Peut-être aussi l’absence d’autocritique. Personnellement, moi qui suis autant qualifié que toi pour expliquer ces grands mouvements migratoires et leurs tenants et aboutissants dans la situation géopolitique actuelle, j’ai tendance à croire – et je n’arrive pas à me l’enlever de la tête – que ton film Mademoiselle a quand même une part évidente de responsabilité. Tu remarqueras d’ailleurs que là encore personne n’en parle, ce qui tendrait à prouver que :
1 : J’ai raison
2 : Il y a sans doute une convergence d’interêts derrière qui expliquerait ce silence
3 : Sandrine Bonnaire tire sûrement quelques ficelles dans l’ombre.

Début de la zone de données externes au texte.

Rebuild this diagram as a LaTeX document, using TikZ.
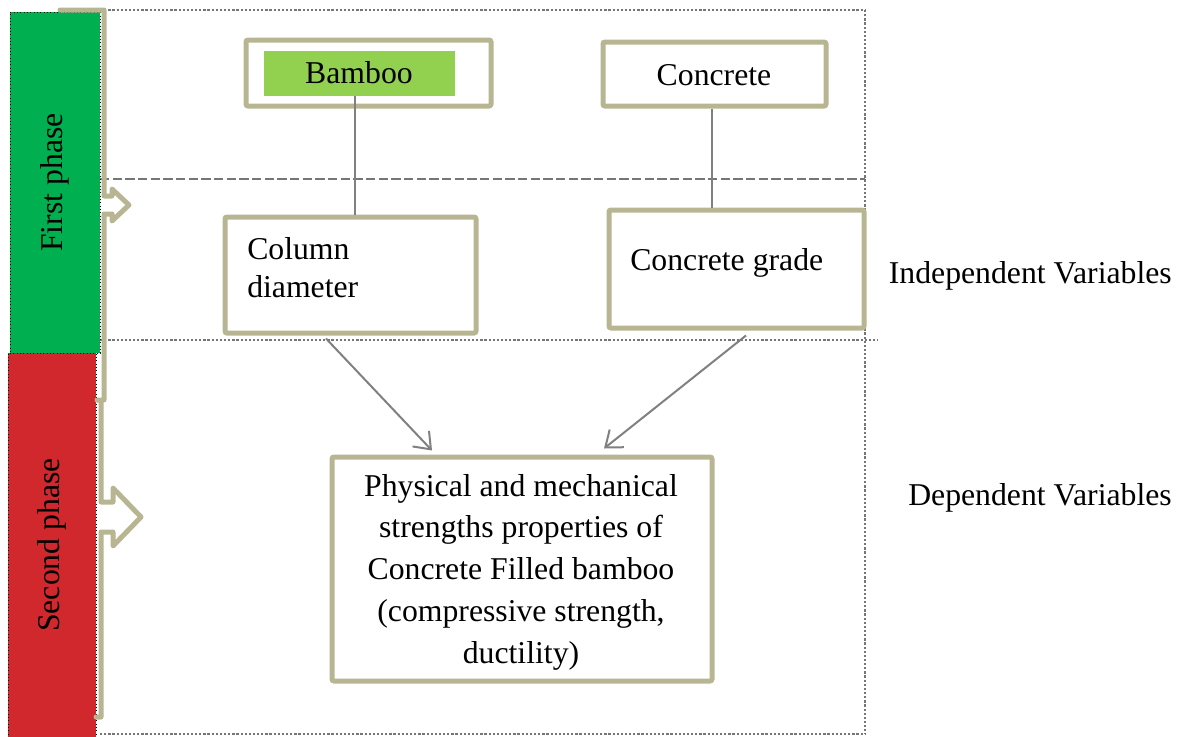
\documentclass[tikz,border=0pt]{standalone}
\usepackage{fontspec}
\setmainfont{Liberation Serif}
\usetikzlibrary{arrows.meta,calc}
\definecolor{tanc}{RGB}{184,182,146}
\definecolor{pgreen}{RGB}{0,176,80}
\definecolor{pred}{RGB}{209,40,46}
\definecolor{lgreen}{RGB}{146,208,80}
\definecolor{lgray}{RGB}{128,128,128}
\definecolor{dgray}{RGB}{118,118,118}
\begin{document}
\begin{tikzpicture}[x=0.75pt,y=-0.75pt,
  font=\fontsize{23.8}{31.3}\selectfont,
  box/.style={draw=tanc,line width=3.75pt,rounded corners=1.5pt,fill=white,inner sep=0pt},
  brace/.style={draw=tanc,line width=3.75pt,line join=round,line cap=round},
  link/.style={draw=lgray,line width=1.5pt},
  arr/.style={link,-{Straight Barb[length=11pt,width=17pt]}},
  sepdot/.style={draw=dgray,line width=1.7pt,dash pattern=on 1.7pt off 1.4pt},
  sepdash/.style={draw=dgray,line width=1.7pt,dash pattern=on 7pt off 2.5pt},
  phase/.style={draw=black,line width=0.5pt,dotted,inner sep=0pt},
  txt/.style={inner sep=0pt}]
\useasboundingbox (0,0) rectangle (1186,736);

% separators
\draw[sepdot] (100,10) -- (865,10);
\draw[sepdot] (865,10) -- (865,734);
\draw[sepdash] (100,179) -- (865,179);
\draw[sepdot] (100,340) -- (878,340);
\draw[sepdot] (100,734) -- (865,734);

% phase bars
\node[phase,fill=pgreen,minimum width=90*0.75pt,minimum height=341*0.75pt] (p1) at (55,182.5) {};
\node[txt,rotate=90] (p1t) at (p1.center) {First phase};
\node[phase,fill=pred,minimum width=88*0.75pt,minimum height=390*0.75pt] (p2) at (52,548) {};
\node[txt,rotate=90] (p2t) at (52,545) {Second phase};

% braces
\draw[brace] (60,10) -- (104,10) -- (104,196) -- (112,196) -- (112,189) -- (129,205)
  -- (112,221) -- (112,214) -- (104,214) -- (104,400) -- (97,400);
\draw[brace] (101,402) -- (101,502) -- (113,502) -- (113,488) -- (141,517) -- (113,546)
  -- (113,532) -- (101,532) -- (101,717) -- (96,717);

% boxes
\node[box,minimum width=245*0.75pt,minimum height=66*0.75pt] (bamboo) at (368.5,73) {};
\node[fill=lgreen,inner sep=0pt,minimum width=191*0.75pt,minimum height=45*0.75pt] (bamboofill) at (359.5,73.5) {};
\node[txt] (bambootxt) at (359,73) {Bamboo};
\node[box,minimum width=223*0.75pt,minimum height=64*0.75pt] (concrete) at (714.5,74) {};
\node[txt] (concretetxt) at (714,75) {Concrete};
\node[box,minimum width=251*0.75pt,minimum height=116*0.75pt] (col) at (350.5,275) {};
\node[txt,anchor=west,align=left,font=\fontsize{23.8}{28.5}\selectfont] (coltxt) at (247,268) {Column\\diameter};
\node[box,minimum width=255*0.75pt,minimum height=118*0.75pt] (grade) at (736.5,269) {};
\node[txt,anchor=west] (gradetxt) at (630,263) {Concrete grade};
\node[box,minimum width=380*0.75pt,minimum height=224*0.75pt] (phys) at (522,569) {};
\node[txt,align=center] (phystxt) at (521,572) {Physical and mechanical\\strengths properties of\\Concrete Filled bamboo\\(compressive strength,\\ductility)};

% labels
\node[txt,anchor=east] (indep) at (1172,276) {Independent Variables};
\node[txt,anchor=east] (dep) at (1172,498) {Dependent Variables};

% connectors
\draw[link] ($(bamboofill.south)+(-4.5,0)$) -- ($(bamboofill.south |- col.north)+(-4.5,0)$);
\draw[link] ($(concrete.south)+(-2.5,0)$) -- ($(concrete.south |- grade.north)+(-2.5,0)$);
\draw[arr] ($(col.south)+(-24.5,3)$) -- ($(phys.north)+(-90,-4)$);
\draw[arr] ($(grade.south)+(9.5,5)$) -- ($(phys.north)+(82,-6)$);
\end{tikzpicture}
\end{document}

Enfin dernière chose, j’étais un peu gêné par le fait que tu sembles croire tenir un discours minoritaire, qui se veut anti-élitiste, de gauche, et humaniste, là où tu ne fais que reproduire le discours dominant, simpliste, plutôt réactionnaire, et juste assez polémique pour ravir les animateurs de radio et télé. Monter les gens les uns contre les autres, désigner des éternels coupables, créer de la tension, de la haine, tu admettras qu’il y a un moment où il n’y a plus rien de transgressif la dedans. Quoi qu’il en soit j’ai été étonné que toi aussi tu sois un zemmouroïde.
Voilà cher confrère, je me suis permis de te répondre, car à chaque fois qu’un type dit une connerie pareille – qui par ailleurs va toujours dans le même sens – nous sommes des milliers de crétins à nous taire, pour tout autant de bonnes raisons. Pas le courage, pas l’énergie, pas l’envie, pas la tribune. C’est comme ça que vous êtres en train de gagner. Ce n’est même plus votre bêtise qui fait le travail, c’est notre silence. Donc pour une fois, parce que je te connais, parce qu’on fait le même métier, parce que j’ai aimé tes films parce que tout ça me rend triste, je voulais juste te répondre.
Je te prie de croire, cher Philippe, en l’expression de ma peine la plus sincère.
Michel
PS : Il n’est jamais trop tard pour dire qu’on a dit une connerie.